## Start

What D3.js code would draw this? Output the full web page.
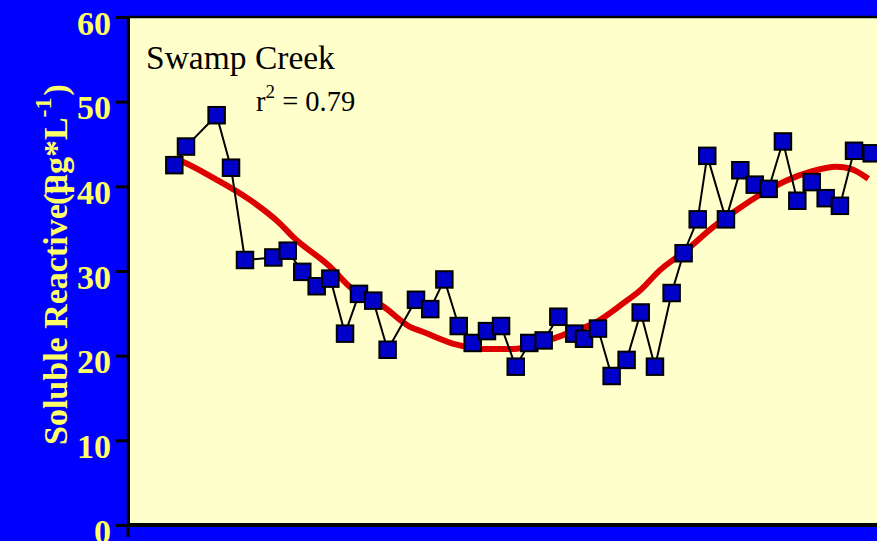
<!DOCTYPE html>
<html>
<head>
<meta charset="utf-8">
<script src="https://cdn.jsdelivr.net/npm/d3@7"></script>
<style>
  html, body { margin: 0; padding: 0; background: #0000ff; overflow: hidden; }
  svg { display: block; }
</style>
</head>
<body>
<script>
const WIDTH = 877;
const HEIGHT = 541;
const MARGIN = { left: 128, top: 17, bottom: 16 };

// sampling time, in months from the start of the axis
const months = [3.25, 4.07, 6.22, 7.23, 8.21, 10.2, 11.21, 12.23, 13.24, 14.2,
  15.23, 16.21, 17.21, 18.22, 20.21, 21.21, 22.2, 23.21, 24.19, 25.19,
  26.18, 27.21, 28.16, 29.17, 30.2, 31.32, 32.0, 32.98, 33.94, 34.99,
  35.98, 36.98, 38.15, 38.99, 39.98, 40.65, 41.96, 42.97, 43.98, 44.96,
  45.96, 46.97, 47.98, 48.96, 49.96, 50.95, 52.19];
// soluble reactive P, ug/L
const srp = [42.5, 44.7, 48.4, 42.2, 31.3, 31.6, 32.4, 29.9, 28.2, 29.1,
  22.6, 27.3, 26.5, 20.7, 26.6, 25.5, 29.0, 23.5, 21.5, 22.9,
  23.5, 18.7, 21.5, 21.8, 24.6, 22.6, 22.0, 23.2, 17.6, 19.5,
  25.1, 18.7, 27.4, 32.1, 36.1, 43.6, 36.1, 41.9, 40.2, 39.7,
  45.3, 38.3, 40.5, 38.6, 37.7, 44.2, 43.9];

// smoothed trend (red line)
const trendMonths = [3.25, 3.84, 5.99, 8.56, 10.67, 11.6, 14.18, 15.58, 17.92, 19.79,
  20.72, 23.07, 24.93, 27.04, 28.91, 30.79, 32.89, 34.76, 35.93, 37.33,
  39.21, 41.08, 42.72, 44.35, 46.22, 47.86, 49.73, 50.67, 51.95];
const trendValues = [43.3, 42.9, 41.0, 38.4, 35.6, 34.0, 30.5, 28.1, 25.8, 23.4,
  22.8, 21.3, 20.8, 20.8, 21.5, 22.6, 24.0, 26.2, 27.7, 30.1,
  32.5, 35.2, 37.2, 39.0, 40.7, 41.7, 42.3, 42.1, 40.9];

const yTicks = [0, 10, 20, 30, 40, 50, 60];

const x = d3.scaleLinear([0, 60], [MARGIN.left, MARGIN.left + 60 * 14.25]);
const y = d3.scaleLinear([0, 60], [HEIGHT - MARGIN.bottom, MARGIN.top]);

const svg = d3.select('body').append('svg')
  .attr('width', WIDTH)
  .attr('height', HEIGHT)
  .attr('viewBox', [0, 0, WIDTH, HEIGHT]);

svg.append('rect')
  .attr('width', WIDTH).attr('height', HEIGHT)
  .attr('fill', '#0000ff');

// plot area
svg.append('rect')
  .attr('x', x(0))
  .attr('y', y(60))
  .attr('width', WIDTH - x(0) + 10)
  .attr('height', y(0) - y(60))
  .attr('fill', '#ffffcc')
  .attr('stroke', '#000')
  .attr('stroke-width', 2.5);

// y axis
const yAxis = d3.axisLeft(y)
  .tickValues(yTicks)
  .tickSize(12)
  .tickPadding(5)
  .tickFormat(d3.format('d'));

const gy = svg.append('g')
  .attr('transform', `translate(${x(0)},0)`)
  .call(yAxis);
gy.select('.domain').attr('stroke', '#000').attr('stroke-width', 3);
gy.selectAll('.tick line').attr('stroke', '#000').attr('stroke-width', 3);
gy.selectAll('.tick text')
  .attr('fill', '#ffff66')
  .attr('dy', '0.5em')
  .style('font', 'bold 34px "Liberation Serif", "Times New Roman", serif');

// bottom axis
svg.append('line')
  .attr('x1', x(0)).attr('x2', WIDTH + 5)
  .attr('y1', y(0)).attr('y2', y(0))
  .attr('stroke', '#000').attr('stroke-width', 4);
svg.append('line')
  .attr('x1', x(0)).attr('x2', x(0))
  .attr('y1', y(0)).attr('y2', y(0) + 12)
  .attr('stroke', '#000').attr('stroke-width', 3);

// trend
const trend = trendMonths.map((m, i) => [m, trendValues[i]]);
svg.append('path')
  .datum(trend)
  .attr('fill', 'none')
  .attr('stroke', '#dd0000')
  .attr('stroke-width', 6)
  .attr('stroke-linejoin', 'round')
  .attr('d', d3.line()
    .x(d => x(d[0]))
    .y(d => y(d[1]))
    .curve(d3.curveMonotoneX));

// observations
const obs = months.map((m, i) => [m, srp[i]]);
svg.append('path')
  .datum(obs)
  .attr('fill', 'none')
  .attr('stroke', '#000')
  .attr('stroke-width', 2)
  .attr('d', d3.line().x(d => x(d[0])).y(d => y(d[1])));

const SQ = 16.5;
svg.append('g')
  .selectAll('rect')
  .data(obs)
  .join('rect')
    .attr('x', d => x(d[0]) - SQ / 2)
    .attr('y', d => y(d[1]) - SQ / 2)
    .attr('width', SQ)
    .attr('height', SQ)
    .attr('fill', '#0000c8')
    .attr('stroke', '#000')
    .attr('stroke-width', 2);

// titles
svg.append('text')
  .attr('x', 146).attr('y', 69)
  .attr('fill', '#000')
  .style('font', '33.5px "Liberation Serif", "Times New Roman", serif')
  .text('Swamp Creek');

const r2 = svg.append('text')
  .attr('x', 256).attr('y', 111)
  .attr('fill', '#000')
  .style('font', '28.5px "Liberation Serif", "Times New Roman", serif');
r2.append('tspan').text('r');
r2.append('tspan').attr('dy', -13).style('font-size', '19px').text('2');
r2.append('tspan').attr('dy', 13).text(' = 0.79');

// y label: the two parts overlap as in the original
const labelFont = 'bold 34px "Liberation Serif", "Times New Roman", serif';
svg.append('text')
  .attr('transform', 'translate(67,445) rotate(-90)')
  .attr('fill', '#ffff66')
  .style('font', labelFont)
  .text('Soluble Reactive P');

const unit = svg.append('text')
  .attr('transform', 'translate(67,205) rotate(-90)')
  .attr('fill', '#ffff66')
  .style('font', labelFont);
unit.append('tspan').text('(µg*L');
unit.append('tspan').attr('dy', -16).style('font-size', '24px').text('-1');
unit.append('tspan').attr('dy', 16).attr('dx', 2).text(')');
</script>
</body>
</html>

## End

Quote in full the listing given above; the images are to be left out.

What D3.js code would draw this? Output the full web page.
<!DOCTYPE html>
<html>
<head>
<meta charset="utf-8">
<script src="https://cdn.jsdelivr.net/npm/d3@7"></script>
<style>
  html, body { margin: 0; padding: 0; background: #0000ff; overflow: hidden; }
  svg { display: block; }
</style>
</head>
<body>
<script>
const WIDTH = 877;
const HEIGHT = 541;
const MARGIN = { left: 128, top: 17, bottom: 16 };

// sampling time, in months from the start of the axis
const months = [3.25, 4.07, 6.22, 7.23, 8.21, 10.2, 11.21, 12.23, 13.24, 14.2,
  15.23, 16.21, 17.21, 18.22, 20.21, 21.21, 22.2, 23.21, 24.19, 25.19,
  26.18, 27.21, 28.16, 29.17, 30.2, 31.32, 32.0, 32.98, 33.94, 34.99,
  35.98, 36.98, 38.15, 38.99, 39.98, 40.65, 41.96, 42.97, 43.98, 44.96,
  45.96, 46.97, 47.98, 48.96, 49.96, 50.95, 52.19];
// soluble reactive P, ug/L
const srp = [42.5, 44.7, 48.4, 42.2, 31.3, 31.6, 32.4, 29.9, 28.2, 29.1,
  22.6, 27.3, 26.5, 20.7, 26.6, 25.5, 29.0, 23.5, 21.5, 22.9,
  23.5, 18.7, 21.5, 21.8, 24.6, 22.6, 22.0, 23.2, 17.6, 19.5,
  25.1, 18.7, 27.4, 32.1, 36.1, 43.6, 36.1, 41.9, 40.2, 39.7,
  45.3, 38.3, 40.5, 38.6, 37.7, 44.2, 43.9];

// smoothed trend (red line)
const trendMonths = [3.25, 3.84, 5.99, 8.56, 10.67, 11.6, 14.18, 15.58, 17.92, 19.79,
  20.72, 23.07, 24.93, 27.04, 28.91, 30.79, 32.89, 34.76, 35.93, 37.33,
  39.21, 41.08, 42.72, 44.35, 46.22, 47.86, 49.73, 50.67, 51.95];
const trendValues = [43.3, 42.9, 41.0, 38.4, 35.6, 34.0, 30.5, 28.1, 25.8, 23.4,
  22.8, 21.3, 20.8, 20.8, 21.5, 22.6, 24.0, 26.2, 27.7, 30.1,
  32.5, 35.2, 37.2, 39.0, 40.7, 41.7, 42.3, 42.1, 40.9];

const yTicks = [0, 10, 20, 30, 40, 50, 60];

const x = d3.scaleLinear([0, 60], [MARGIN.left, MARGIN.left + 60 * 14.25]);
const y = d3.scaleLinear([0, 60], [HEIGHT - MARGIN.bottom, MARGIN.top]);

const svg = d3.select('body').append('svg')
  .attr('width', WIDTH)
  .attr('height', HEIGHT)
  .attr('viewBox', [0, 0, WIDTH, HEIGHT]);

svg.append('rect')
  .attr('width', WIDTH).attr('height', HEIGHT)
  .attr('fill', '#0000ff');

// plot area
svg.append('rect')
  .attr('x', x(0))
  .attr('y', y(60))
  .attr('width', WIDTH - x(0) + 10)
  .attr('height', y(0) - y(60))
  .attr('fill', '#ffffcc')
  .attr('stroke', '#000')
  .attr('stroke-width', 2.5);

// y axis
const yAxis = d3.axisLeft(y)
  .tickValues(yTicks)
  .tickSize(12)
  .tickPadding(5)
  .tickFormat(d3.format('d'));

const gy = svg.append('g')
  .attr('transform', `translate(${x(0)},0)`)
  .call(yAxis);
gy.select('.domain').attr('stroke', '#000').attr('stroke-width', 3);
gy.selectAll('.tick line').attr('stroke', '#000').attr('stroke-width', 3);
gy.selectAll('.tick text')
  .attr('fill', '#ffff66')
  .attr('dy', '0.5em')
  .style('font', 'bold 34px "Liberation Serif", "Times New Roman", serif');

// bottom axis
svg.append('line')
  .attr('x1', x(0)).attr('x2', WIDTH + 5)
  .attr('y1', y(0)).attr('y2', y(0))
  .attr('stroke', '#000').attr('stroke-width', 4);
svg.append('line')
  .attr('x1', x(0)).attr('x2', x(0))
  .attr('y1', y(0)).attr('y2', y(0) + 12)
  .attr('stroke', '#000').attr('stroke-width', 3);

// trend
const trend = trendMonths.map((m, i) => [m, trendValues[i]]);
svg.append('path')
  .datum(trend)
  .attr('fill', 'none')
  .attr('stroke', '#dd0000')
  .attr('stroke-width', 6)
  .attr('stroke-linejoin', 'round')
  .attr('d', d3.line()
    .x(d => x(d[0]))
    .y(d => y(d[1]))
    .curve(d3.curveMonotoneX));

// observations
const obs = months.map((m, i) => [m, srp[i]]);
svg.append('path')
  .datum(obs)
  .attr('fill', 'none')
  .attr('stroke', '#000')
  .attr('stroke-width', 2)
  .attr('d', d3.line().x(d => x(d[0])).y(d => y(d[1])));

const SQ = 16.5;
svg.append('g')
  .selectAll('rect')
  .data(obs)
  .join('rect')
    .attr('x', d => x(d[0]) - SQ / 2)
    .attr('y', d => y(d[1]) - SQ / 2)
    .attr('width', SQ)
    .attr('height', SQ)
    .attr('fill', '#0000c8')
    .attr('stroke', '#000')
    .attr('stroke-width', 2);

// titles
svg.append('text')
  .attr('x', 146).attr('y', 69)
  .attr('fill', '#000')
  .style('font', '33.5px "Liberation Serif", "Times New Roman", serif')
  .text('Swamp Creek');

const r2 = svg.append('text')
  .attr('x', 256).attr('y', 111)
  .attr('fill', '#000')
  .style('font', '28.5px "Liberation Serif", "Times New Roman", serif');
r2.append('tspan').text('r');
r2.append('tspan').attr('dy', -13).style('font-size', '19px').text('2');
r2.append('tspan').attr('dy', 13).text(' = 0.79');

// y label: the two parts overlap as in the original
const labelFont = 'bold 34px "Liberation Serif", "Times New Roman", serif';
svg.append('text')
  .attr('transform', 'translate(67,445) rotate(-90)')
  .attr('fill', '#ffff66')
  .style('font', labelFont)
  .text('Soluble Reactive P');

const unit = svg.append('text')
  .attr('transform', 'translate(67,205) rotate(-90)')
  .attr('fill', '#ffff66')
  .style('font', labelFont);
unit.append('tspan').text('(µg*L');
unit.append('tspan').attr('dy', -16).style('font-size', '24px').text('-1');
unit.append('tspan').attr('dy', 16).attr('dx', 2).text(')');
</script>
</body>
</html>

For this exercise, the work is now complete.